Exercise task | Your task is to reproduce, verbatim and without pictures, the lines from the opening of the listing through the line containing "0.267, 0.307, 0.379, 0.436, 0.484, 0.521, 0.550]".

-- Start of Provided entries --

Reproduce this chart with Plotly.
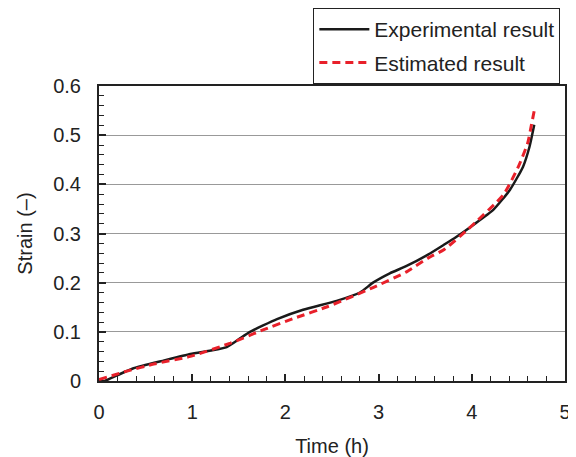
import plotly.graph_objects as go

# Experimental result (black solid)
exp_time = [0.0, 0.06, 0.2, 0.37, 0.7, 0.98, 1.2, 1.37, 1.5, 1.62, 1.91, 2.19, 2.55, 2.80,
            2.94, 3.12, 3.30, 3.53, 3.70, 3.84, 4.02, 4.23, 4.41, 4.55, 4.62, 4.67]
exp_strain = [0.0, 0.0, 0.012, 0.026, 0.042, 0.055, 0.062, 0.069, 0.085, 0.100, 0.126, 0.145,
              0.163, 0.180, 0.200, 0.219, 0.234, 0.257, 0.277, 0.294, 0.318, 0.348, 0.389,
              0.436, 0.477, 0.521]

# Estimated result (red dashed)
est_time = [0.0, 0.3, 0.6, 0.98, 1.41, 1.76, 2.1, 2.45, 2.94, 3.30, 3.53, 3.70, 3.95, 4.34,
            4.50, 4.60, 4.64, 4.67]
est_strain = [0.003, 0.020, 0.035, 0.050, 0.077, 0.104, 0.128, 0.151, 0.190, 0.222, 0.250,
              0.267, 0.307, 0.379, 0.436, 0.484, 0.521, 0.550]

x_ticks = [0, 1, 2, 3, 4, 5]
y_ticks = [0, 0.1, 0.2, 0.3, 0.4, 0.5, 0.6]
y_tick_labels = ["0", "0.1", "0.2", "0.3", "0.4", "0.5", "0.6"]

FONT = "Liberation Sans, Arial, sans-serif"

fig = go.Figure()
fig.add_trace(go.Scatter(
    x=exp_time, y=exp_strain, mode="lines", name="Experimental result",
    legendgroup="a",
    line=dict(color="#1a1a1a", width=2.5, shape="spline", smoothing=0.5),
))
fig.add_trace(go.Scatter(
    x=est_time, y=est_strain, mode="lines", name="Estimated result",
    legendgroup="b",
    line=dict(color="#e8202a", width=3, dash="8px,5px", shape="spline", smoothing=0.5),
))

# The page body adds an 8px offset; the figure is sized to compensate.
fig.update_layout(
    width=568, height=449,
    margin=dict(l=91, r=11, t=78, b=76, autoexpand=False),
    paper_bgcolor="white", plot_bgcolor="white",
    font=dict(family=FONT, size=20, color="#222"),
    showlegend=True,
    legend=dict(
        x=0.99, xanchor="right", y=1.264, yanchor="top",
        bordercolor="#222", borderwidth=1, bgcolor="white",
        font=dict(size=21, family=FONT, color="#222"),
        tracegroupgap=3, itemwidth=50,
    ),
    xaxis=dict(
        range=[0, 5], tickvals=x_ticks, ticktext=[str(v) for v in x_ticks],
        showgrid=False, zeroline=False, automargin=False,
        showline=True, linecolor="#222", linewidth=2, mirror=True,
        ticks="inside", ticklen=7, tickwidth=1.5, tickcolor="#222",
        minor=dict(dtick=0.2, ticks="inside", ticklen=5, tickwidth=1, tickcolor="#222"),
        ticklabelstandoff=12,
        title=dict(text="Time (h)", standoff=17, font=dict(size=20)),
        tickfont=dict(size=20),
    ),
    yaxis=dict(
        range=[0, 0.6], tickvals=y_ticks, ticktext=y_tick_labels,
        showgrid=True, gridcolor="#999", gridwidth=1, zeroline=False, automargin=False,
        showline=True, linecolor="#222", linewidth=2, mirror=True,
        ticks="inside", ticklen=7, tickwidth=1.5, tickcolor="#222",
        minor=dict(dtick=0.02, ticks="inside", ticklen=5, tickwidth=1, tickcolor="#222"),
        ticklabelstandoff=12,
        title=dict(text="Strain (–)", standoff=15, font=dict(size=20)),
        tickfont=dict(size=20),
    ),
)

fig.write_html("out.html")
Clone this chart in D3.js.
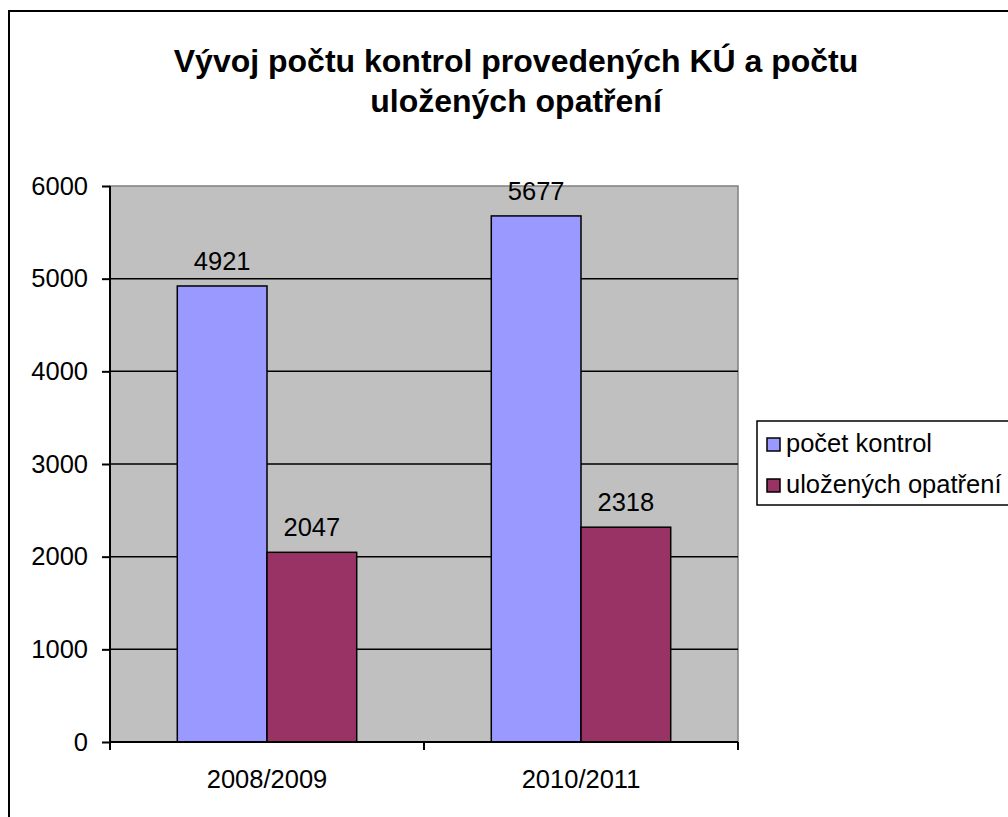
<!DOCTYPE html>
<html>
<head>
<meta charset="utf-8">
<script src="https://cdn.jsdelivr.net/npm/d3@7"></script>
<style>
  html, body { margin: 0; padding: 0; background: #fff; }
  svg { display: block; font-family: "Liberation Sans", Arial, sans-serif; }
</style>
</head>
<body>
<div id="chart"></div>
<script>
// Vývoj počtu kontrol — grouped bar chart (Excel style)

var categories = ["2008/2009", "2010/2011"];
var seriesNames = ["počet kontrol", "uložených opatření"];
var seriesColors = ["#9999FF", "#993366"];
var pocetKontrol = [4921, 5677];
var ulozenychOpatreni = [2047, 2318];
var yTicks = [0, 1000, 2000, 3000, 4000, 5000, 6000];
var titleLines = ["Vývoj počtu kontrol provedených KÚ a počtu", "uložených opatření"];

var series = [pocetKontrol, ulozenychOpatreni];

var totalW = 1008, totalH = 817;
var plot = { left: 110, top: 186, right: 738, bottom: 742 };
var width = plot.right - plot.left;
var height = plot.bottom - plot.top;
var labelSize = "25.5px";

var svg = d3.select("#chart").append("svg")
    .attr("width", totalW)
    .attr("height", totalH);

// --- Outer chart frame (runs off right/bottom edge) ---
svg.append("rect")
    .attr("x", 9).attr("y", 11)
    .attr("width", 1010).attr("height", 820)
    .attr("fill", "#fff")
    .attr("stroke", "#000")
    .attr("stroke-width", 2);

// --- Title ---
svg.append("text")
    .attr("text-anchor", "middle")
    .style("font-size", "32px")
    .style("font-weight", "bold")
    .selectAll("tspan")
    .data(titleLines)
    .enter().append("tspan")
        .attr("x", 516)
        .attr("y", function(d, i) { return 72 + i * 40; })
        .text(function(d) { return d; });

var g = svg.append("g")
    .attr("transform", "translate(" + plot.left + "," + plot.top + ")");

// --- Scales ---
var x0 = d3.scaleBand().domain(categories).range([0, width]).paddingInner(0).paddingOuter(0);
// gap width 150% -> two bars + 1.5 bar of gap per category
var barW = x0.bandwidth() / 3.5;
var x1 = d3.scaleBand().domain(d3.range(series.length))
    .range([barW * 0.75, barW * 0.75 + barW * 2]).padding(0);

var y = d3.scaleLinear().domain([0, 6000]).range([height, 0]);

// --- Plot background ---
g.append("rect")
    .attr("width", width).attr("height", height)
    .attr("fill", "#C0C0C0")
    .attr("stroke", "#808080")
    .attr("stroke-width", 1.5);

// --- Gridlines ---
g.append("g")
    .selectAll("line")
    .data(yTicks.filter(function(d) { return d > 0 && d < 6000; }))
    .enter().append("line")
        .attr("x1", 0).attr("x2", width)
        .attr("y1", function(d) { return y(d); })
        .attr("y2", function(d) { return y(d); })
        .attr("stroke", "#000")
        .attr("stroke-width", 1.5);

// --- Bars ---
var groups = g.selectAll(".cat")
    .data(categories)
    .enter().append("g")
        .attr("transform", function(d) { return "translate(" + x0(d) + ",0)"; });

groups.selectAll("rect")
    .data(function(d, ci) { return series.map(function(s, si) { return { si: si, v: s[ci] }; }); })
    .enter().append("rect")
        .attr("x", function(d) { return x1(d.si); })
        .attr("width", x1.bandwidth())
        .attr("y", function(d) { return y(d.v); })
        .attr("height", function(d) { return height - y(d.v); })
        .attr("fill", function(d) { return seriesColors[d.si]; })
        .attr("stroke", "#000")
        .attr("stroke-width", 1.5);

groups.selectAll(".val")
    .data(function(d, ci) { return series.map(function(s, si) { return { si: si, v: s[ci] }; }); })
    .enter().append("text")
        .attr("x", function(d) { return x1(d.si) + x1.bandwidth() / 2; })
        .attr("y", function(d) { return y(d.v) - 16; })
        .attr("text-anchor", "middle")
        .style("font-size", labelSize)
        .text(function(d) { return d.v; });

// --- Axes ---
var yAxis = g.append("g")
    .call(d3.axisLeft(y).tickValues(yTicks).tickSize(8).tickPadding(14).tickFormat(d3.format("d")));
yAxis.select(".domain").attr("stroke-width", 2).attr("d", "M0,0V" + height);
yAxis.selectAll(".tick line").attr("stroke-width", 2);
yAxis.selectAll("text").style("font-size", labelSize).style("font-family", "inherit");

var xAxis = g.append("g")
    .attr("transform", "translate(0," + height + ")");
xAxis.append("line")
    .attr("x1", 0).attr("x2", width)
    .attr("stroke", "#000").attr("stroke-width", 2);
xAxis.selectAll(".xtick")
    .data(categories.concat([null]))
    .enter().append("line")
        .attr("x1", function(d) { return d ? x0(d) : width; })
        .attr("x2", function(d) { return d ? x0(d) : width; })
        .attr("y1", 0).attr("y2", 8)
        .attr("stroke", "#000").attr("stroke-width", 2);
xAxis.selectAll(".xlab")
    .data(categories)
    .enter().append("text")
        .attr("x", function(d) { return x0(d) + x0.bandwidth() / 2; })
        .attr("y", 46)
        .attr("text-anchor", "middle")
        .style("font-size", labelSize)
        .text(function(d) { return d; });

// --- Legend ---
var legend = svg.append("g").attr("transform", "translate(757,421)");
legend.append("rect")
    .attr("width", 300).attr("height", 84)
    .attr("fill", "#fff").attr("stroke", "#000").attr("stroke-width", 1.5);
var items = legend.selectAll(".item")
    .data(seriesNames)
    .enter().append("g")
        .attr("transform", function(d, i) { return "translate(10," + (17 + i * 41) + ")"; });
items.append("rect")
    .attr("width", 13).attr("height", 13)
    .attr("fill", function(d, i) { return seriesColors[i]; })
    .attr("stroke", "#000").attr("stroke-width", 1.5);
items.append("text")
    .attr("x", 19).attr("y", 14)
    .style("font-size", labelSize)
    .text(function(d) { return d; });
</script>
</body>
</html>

-- End of Provided entries --

Task output |
Reproduce this chart with Plotly.
import plotly.graph_objects as go

# Experimental result (black solid)
exp_time = [0.0, 0.06, 0.2, 0.37, 0.7, 0.98, 1.2, 1.37, 1.5, 1.62, 1.91, 2.19, 2.55, 2.80,
            2.94, 3.12, 3.30, 3.53, 3.70, 3.84, 4.02, 4.23, 4.41, 4.55, 4.62, 4.67]
exp_strain = [0.0, 0.0, 0.012, 0.026, 0.042, 0.055, 0.062, 0.069, 0.085, 0.100, 0.126, 0.145,
              0.163, 0.180, 0.200, 0.219, 0.234, 0.257, 0.277, 0.294, 0.318, 0.348, 0.389,
              0.436, 0.477, 0.521]

# Estimated result (red dashed)
est_time = [0.0, 0.3, 0.6, 0.98, 1.41, 1.76, 2.1, 2.45, 2.94, 3.30, 3.53, 3.70, 3.95, 4.34,
            4.50, 4.60, 4.64, 4.67]
est_strain = [0.003, 0.020, 0.035, 0.050, 0.077, 0.104, 0.128, 0.151, 0.190, 0.222, 0.250,
              0.267, 0.307, 0.379, 0.436, 0.484, 0.521, 0.550]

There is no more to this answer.